The stock market gains of the past week increased the quantity of style categories in the green from three to seven. Small-Cap Growth extended its lead over the others, while Micro-Cap and Small-Cap Blend continue to hold down the second and third spots. Large-Cap Growth led the group of four categories moving from red to green, and it is close on the tail of Small-Cap Blend. Mega-Cap moved ahead of Large-Cap Blend, and they are the only two style categories changing their relative positions this week. Mid-Cap Growth was the last of the four categories shedding its red hue this week, which places all three Growth categories in uptrends. Small-Cap Value is on the negative side of zero, followed by Large-Cap Value, Mid-Cap Blend, and Mid-Cap Value. This marks Mid-Cap Value’s sixth week of being on the bottom.

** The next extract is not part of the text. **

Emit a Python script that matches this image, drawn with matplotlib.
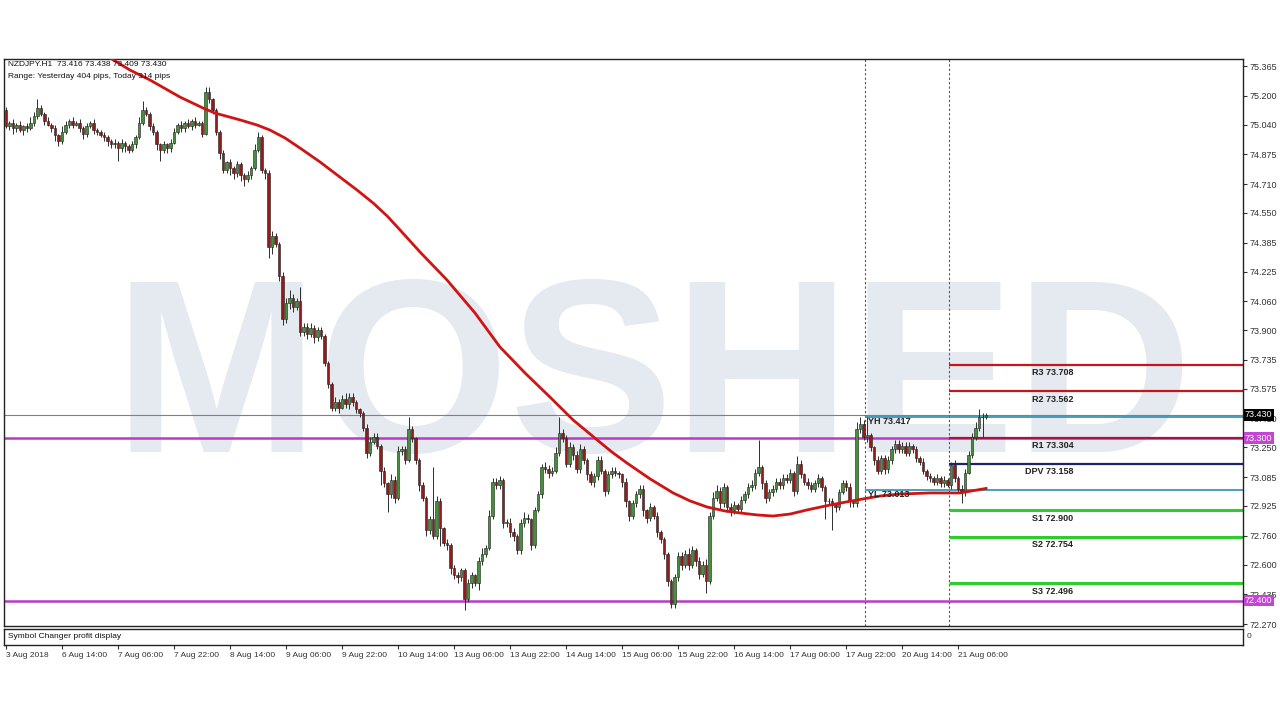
import matplotlib
matplotlib.use("Agg")
import matplotlib.pyplot as plt
import matplotlib.transforms as mtransforms
import numpy as np

plt.rcParams['font.family'] = ['Liberation Sans', 'DejaVu Sans']

symbol_line = "NZDJPY.H1  73.416 73.438 73.409 73.430"
range_line = "Range: Yesterday 404 pips, Today 314 pips"
indicator_name = "Symbol Changer profit display"
watermark = "MOSHED"

# H1 candles (open = previous close)
first_open = 75.12
closes = [
    75.03, 75.05, 75.02, 75.04, 75.01, 75.03, 75.02, 75.05, 75.09, 75.13,
    75.10, 75.06, 75.04, 75.02, 74.98, 74.95, 75.00, 75.04, 75.06, 75.04,
    75.05, 75.02, 74.99, 75.03, 75.05, 75.01, 75.00, 74.98, 74.97, 74.95,
    74.93, 74.94, 74.91, 74.94, 74.92, 74.90, 74.93, 74.97, 75.05, 75.12,
    75.10, 75.03, 75.00, 74.93, 74.90, 74.93, 74.91, 74.94, 75.00, 75.04,
    75.02, 75.05, 75.03, 75.06, 75.04, 75.05, 74.99, 75.22, 75.18, 75.12,
    75.00, 74.88, 74.79, 74.83, 74.80, 74.77, 74.82, 74.76, 74.74, 74.76,
    74.80, 74.90, 74.97, 74.79, 74.77, 74.36, 74.42, 74.38, 74.20, 73.96,
    74.05, 74.08, 74.03, 74.06, 73.89, 73.92, 73.88, 73.91, 73.86, 73.90,
    73.87, 73.72, 73.60, 73.47, 73.50, 73.47, 73.52, 73.49, 73.53, 73.50,
    73.46, 73.44, 73.36, 73.22, 73.28, 73.31, 73.26, 73.12, 73.05, 72.99,
    73.07, 72.97, 73.23, 73.24, 73.18, 73.35, 73.30, 73.18, 73.04, 72.97,
    72.79, 72.85, 72.76, 72.95, 72.80, 72.72, 72.71, 72.58, 72.54, 72.53,
    72.57, 72.41, 72.50, 72.54, 72.50, 72.62, 72.66, 72.69, 72.87, 73.06,
    73.04, 73.07, 72.83, 72.83, 72.78, 72.76, 72.68, 72.83, 72.86, 72.85,
    72.71, 72.90, 72.99, 73.14, 73.13, 73.11, 73.12, 73.22, 73.33, 73.30,
    73.16, 73.25, 73.21, 73.13, 73.24, 73.18, 73.10, 73.06, 73.09, 73.18,
    73.12, 73.01, 73.10, 73.12, 73.11, 73.10, 73.06, 72.95, 72.87, 72.94,
    72.99, 73.02, 72.90, 72.86, 72.92, 72.87, 72.78, 72.74, 72.66, 72.51,
    72.38, 72.53, 72.65, 72.60, 72.66, 72.60, 72.68, 72.62, 72.55, 72.60,
    72.51, 72.87, 72.97, 73.01, 72.94, 73.03, 72.92, 72.90, 72.93, 72.91,
    72.96, 72.99, 73.03, 73.04, 73.11, 73.14, 73.05, 72.97, 73.00, 73.02,
    73.06, 73.04, 73.08, 73.07, 73.11, 73.01, 73.16, 73.10, 73.06, 73.04,
    73.02, 73.05, 73.08, 73.03, 72.95, 72.95, 72.93, 72.92, 73.00, 73.05,
    73.03, 72.95, 72.94, 73.35, 73.38, 73.31, 73.32, 73.25, 73.18, 73.12,
    73.19, 73.13, 73.18, 73.24, 73.27, 73.24, 73.26, 73.22, 73.26, 73.24,
    73.19, 73.17, 73.12, 73.09, 73.08, 73.06, 73.08, 73.05, 73.07, 73.04,
    73.15, 73.08, 73.02, 73.00, 73.11, 73.21, 73.31, 73.36, 73.42, 73.416,
    73.430,
]
# wick lengths above / below the body, in pips (0.01)
upper_wick = [
    2, 1, 2, 1, 2, 1, 2, 3, 2, 5, 2, 1, 2, 1, 2, 1, 3, 2, 1, 2,
    1, 2, 1, 2, 1, 2, 1, 1, 2, 1, 1, 2, 1, 2, 1, 1, 2, 1, 3, 5,
    2, 1, 2, 1, 1, 2, 1, 2, 2, 1, 2, 1, 2, 1, 2, 1, 1, 3, 3, 1,
    1, 1, 2, 1, 2, 1, 2, 1, 1, 2, 1, 3, 3, 1, 1, 2, 3, 2, 1, 2,
    3, 4, 2, 2, 8, 2, 2, 3, 2, 2, 2, 1, 1, 1, 3, 2, 2, 3, 2, 2,
    1, 1, 1, 2, 3, 2, 2, 1, 2, 1, 3, 2, 3, 2, 2, 7, 2, 1, 1, 2,
    1, 2, 29, 3, 2, 1, 2, 1, 2, 2, 1, 1, 2, 2, 1, 2, 3, 2, 3, 2,
    2, 2, 1, 2, 3, 2, 1, 2, 3, 2, 1, 2, 2, 2, 3, 2, 2, 3, 9, 2,
    2, 3, 2, 2, 3, 2, 1, 2, 2, 2, 2, 1, 2, 2, 2, 1, 1, 2, 1, 2,
    2, 2, 2, 1, 2, 1, 2, 1, 1, 1, 1, 2, 2, 2, 2, 3, 2, 1, 2, 2,
    3, 2, 3, 3, 2, 2, 1, 2, 2, 1, 2, 2, 2, 3, 2, 15, 1, 2, 2, 2,
    2, 2, 2, 2, 2, 1, 4, 2, 1, 2, 2, 2, 2, 1, 1, 2, 2, 1, 2, 2,
    2, 2, 1, 4, 4, 2, 10, 1, 1, 2, 2, 2, 2, 2, 2, 2, 2, 2, 2, 1,
    2, 1, 2, 1, 2, 1, 2, 1, 2, 1, 2, 3, 1, 2, 2, 2, 2, 3, 4, 2.2,
    0.8,
]
lower_wick = [
    1, 2, 3, 2, 1, 3, 2, 1, 2, 2, 1, 2, 1, 2, 3, 3, 2, 1, 2, 2,
    1, 2, 3, 2, 1, 2, 2, 1, 2, 3, 2, 2, 7, 2, 3, 2, 1, 2, 1, 1,
    1, 2, 2, 3, 6, 2, 3, 2, 1, 1, 2, 2, 1, 2, 2, 1, 2, 1, 2, 2,
    2, 3, 2, 2, 4, 3, 2, 3, 4, 2, 2, 1, 1, 2, 3, 6, 4, 2, 3, 3,
    2, 3, 3, 2, 2, 2, 3, 2, 3, 2, 2, 2, 2, 2, 2, 3, 1, 2, 3, 2,
    2, 2, 2, 3, 2, 1, 2, 8, 2, 10, 2, 3, 1, 2, 2, 1, 2, 2, 3, 2,
    3, 2, 2, 2, 10, 2, 3, 3, 2, 3, 2, 6, 2, 3, 2, 4, 2, 2, 1, 2,
    2, 2, 3, 2, 3, 3, 2, 2, 2, 2, 3, 2, 1, 2, 2, 3, 2, 1, 2, 2,
    2, 2, 3, 2, 2, 2, 3, 2, 3, 2, 2, 3, 2, 2, 2, 2, 3, 3, 3, 2,
    2, 2, 3, 3, 2, 2, 3, 2, 3, 3, 2, 2, 2, 3, 2, 3, 2, 3, 3, 2,
    7, 2, 2, 2, 3, 2, 3, 3, 2, 2, 2, 2, 2, 2, 2, 2, 3, 3, 2, 2,
    2, 2, 2, 2, 2, 3, 2, 2, 2, 2, 2, 2, 2, 2, 10, 2, 14, 3, 2, 1,
    2, 3, 2, 2, 2, 2, 3, 2, 3, 2, 2, 3, 2, 2, 2, 2, 2, 2, 2, 2,
    2, 2, 2, 2, 2, 2, 2, 2, 2, 1, 2, 2, 2, 6, 2, 1, 2, 2, 2, 11,
    0.7,
]

# red moving average, sampled along its path
ma_bars = [26.9, 35.4, 41.1, 49.7, 56.3, 59.7, 66.9, 71.7, 75.4, 79.7, 84.0,
           89.7, 95.4, 100.3, 104.9, 108.9, 112.6, 118.3, 126.0, 134.0, 141.1,
           148.3, 155.4, 162.0, 168.9, 173.1, 177.4, 184.0, 190.6, 195.4,
           200.3, 205.4, 209.7, 214.6, 219.1, 224.0, 228.9, 235.4, 243.1,
           249.7, 255.4, 264.0, 272.6, 280.0]
ma_values = [75.443, 75.343, 75.288, 75.193, 75.132, 75.104, 75.066, 75.038,
             75.010, 74.966, 74.910, 74.833, 74.749, 74.677, 74.605, 74.533,
             74.455, 74.333, 74.178, 73.995, 73.807, 73.662, 73.529, 73.402,
             73.291, 73.224, 73.163, 73.075, 72.997, 72.953, 72.919, 72.897,
             72.886, 72.875, 72.869, 72.880, 72.903, 72.930, 72.958, 72.980,
             72.991, 72.997, 72.997, 73.022]

price_ticks = [75.365, 75.200, 75.040, 74.875, 74.710, 74.550, 74.385, 74.225,
               74.060, 73.900, 73.735, 73.575, 73.410, 73.250, 73.085, 72.925,
               72.760, 72.600, 72.435, 72.270]
date_bars = [0, 16, 32, 48, 64, 80, 96, 112, 128, 144, 160, 176, 192, 208,
             224, 240, 256, 272]
date_labels = ["3 Aug 2018", "6 Aug 14:00", "7 Aug 06:00", "7 Aug 22:00",
               "8 Aug 14:00", "9 Aug 06:00", "9 Aug 22:00", "10 Aug 14:00",
               "13 Aug 06:00", "13 Aug 22:00", "14 Aug 14:00", "15 Aug 06:00",
               "15 Aug 22:00", "16 Aug 14:00", "17 Aug 06:00", "17 Aug 22:00",
               "20 Aug 14:00", "21 Aug 06:00"]

current_price = 73.430
magenta_levels = [73.300, 72.400]
yh_value = 73.417
yl_value = 73.013
separator_bars = [245.3, 269.3]
pivot_names = ["R3", "R2", "R1", "DPV", "S1", "S2", "S3"]
pivot_values = [73.708, 73.562, 73.304, 73.158, 72.900, 72.754, 72.496]
pivot_colors = ["#c4161c", "#c4161c", "#a8124a", "#1c2470",
                "#2ecc2e", "#2ecc2e", "#2ecc2e"]

W, H = 1280, 720
fig = plt.figure(figsize=(12.8, 7.2), dpi=100)
fig.patch.set_facecolor("white")

ax = fig.add_axes([4 / W, 1 - 626 / H, 1239 / W, 567 / H])
ax2 = fig.add_axes([4 / W, 1 - 645 / H, 1239 / W, 16 / H])

xmin, xmax = -0.57, 353.4
ymin, ymax = 72.259, 75.404
ax.set_xlim(xmin, xmax)
ax.set_ylim(ymin, ymax)
ax2.set_xlim(xmin, xmax)
ax2.set_ylim(0, 1)

# watermark
ax.text(185, 73.224, watermark, fontsize=177, fontweight="bold",
        color="#e5e9f0", ha="center", va="baseline", zorder=0)

# horizontal levels across the whole chart
ax.axhline(current_price, color="#808080", lw=0.8, zorder=1)
for lv in magenta_levels:
    ax.axhline(lv, color="#b63cc6", lw=1.8, zorder=1)

for sx in separator_bars:
    ax.axvline(sx, color="#555555", lw=0.8, linestyle=(0, (2, 2)), zorder=1)

ax.hlines([yh_value, yl_value], separator_bars[0], xmax, color="#2a8db2",
          lw=1.2, zorder=1)
ax.text(separator_bars[0] + 1, yh_value, "YH %.3f" % yh_value, fontsize=6.5,
        fontweight="bold", color="#222222", va="top", ha="left", zorder=6)
ax.text(separator_bars[0] + 1, yl_value, "YL %.3f" % yl_value, fontsize=6.5,
        fontweight="bold", color="#222222", va="top", ha="left", zorder=6)

for name, val, col in zip(pivot_names, pivot_values, pivot_colors):
    lw = 2.2 if name.startswith("S") else 1.6
    ax.hlines(val, separator_bars[1], xmax, color=col, lw=lw, zorder=1)
    tx = 291.2 if name == "DPV" else 293.0
    ax.annotate("%s %.3f" % (name, val), xy=(tx, val), xytext=(0, -2.5),
                textcoords="offset points", fontsize=6.5, fontweight="bold",
                color="#222222", va="top", ha="left", zorder=6)

# candles
closes_a = np.array(closes)
opens_a = np.array([first_open] + closes[:-1])
highs = np.maximum(opens_a, closes_a) + np.array(upper_wick) * 0.01
lows = np.minimum(opens_a, closes_a) - np.array(lower_wick) * 0.01
bars = np.arange(len(closes))
ax.vlines(bars, lows, highs, color="#2e2e2e", lw=0.7, zorder=3)
bull = closes_a >= opens_a
body_lo = np.minimum(opens_a, closes_a)
body_h = np.maximum(np.abs(closes_a - opens_a), 0.004)
ax.bar(bars[bull], body_h[bull], bottom=body_lo[bull], width=0.7,
       color="#43923a", edgecolor="#1e1e1e", linewidth=0.4, zorder=4)
ax.bar(bars[~bull], body_h[~bull], bottom=body_lo[~bull], width=0.7,
       color="#951b1b", edgecolor="#1e1e1e", linewidth=0.4, zorder=4)

ax.plot(ma_bars, ma_values, color="#d01414", lw=2, zorder=5,
        solid_joinstyle="round")

# header text
fig.text(8 / W, 1 - 61 / H, symbol_line, fontsize=6, color="#111111",
         va="top", ha="left")
fig.text(8 / W, 1 - 73 / H, range_line, fontsize=6, color="#111111",
         va="top", ha="left")

# price axis on the right
ax.yaxis.tick_right()
ax.set_yticks(price_ticks)
ax.set_yticklabels(["%.3f" % v for v in price_ticks])
ax.tick_params(axis="y", direction="out", length=3, width=0.8, pad=2,
               labelsize=6.5, colors="#333333")
ax.set_xticks([])
for s in ax.spines.values():
    s.set_color("#222222")
    s.set_linewidth(1)

blend = mtransforms.blended_transform_factory(ax.transAxes, ax.transData)
ax.text(1.0015, current_price, "%.3f" % current_price, transform=blend,
        fontsize=6.5, color="white", va="center", ha="left", zorder=10,
        bbox=dict(boxstyle="square,pad=0.15", fc="black", ec="none"))
for lv in magenta_levels:
    ax.text(1.0015, lv, "%.3f" % lv, transform=blend, fontsize=6.5,
            color="white", va="center", ha="left", zorder=10,
            bbox=dict(boxstyle="square,pad=0.15", fc="#c246d2", ec="none"))

# indicator sub window and date axis
ax2.set_yticks([])
ax2.text(0.0035, 0.5, indicator_name, transform=ax2.transAxes, fontsize=6,
         color="#111111", va="center", ha="left")
ax2.text(1.003, 0.5, "0", transform=ax2.transAxes, fontsize=6,
         color="#333333", va="center", ha="left")
ax2.set_xticks(date_bars)
ax2.set_xticklabels(date_labels)
ax2.tick_params(axis="x", direction="out", length=3, width=0.8, pad=2,
                labelsize=6, colors="#333333")
for lab in ax2.get_xticklabels():
    lab.set_horizontalalignment("left")
for s in ax2.spines.values():
    s.set_color("#222222")
    s.set_linewidth(1)

fig.savefig("out.png", dpi=100, facecolor="white")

As predicted last week, downside volatility in Japan’s stock market caused Japan to give up the top-ranked spot it held for four weeks. The US ascended from second to first, and it now occupies the position it vacated 32 weeks ago. The European Monetary Union zoomed from sixth to second and reversed its steep downtrend on optimism that a new deal for Greece has been reached. The Global X FTSE Greece 20 ETF (GREK) is not displaying the same optimism however, and its momentum reading remains deeply negative at -65. Japan, as previously mentioned, relinquished its top-ranked spot and this week lands in third. EAFE, World Equity, and the UK all posted impressive gains for the week but fell short of moving from red to green. On an absolute basis, there is not much difference in the momentum scores of the top six global categories even though technically, half are in uptrends and half are in downtrends. However, the five categories below show significant differences with each successive one falling deeper in the red. Latin America heads up this list of laggards, while China brings up the rear.
“In sum, since the February 2015 Monetary Policy Report, we have seen,
despite the soft patch in economic activity in the first quarter, that the labor market
has continued to show progress toward our objective of maximum employment.
Inflation has continued to run below our longer-run objective,
but we believe transitory factors have played a major role.”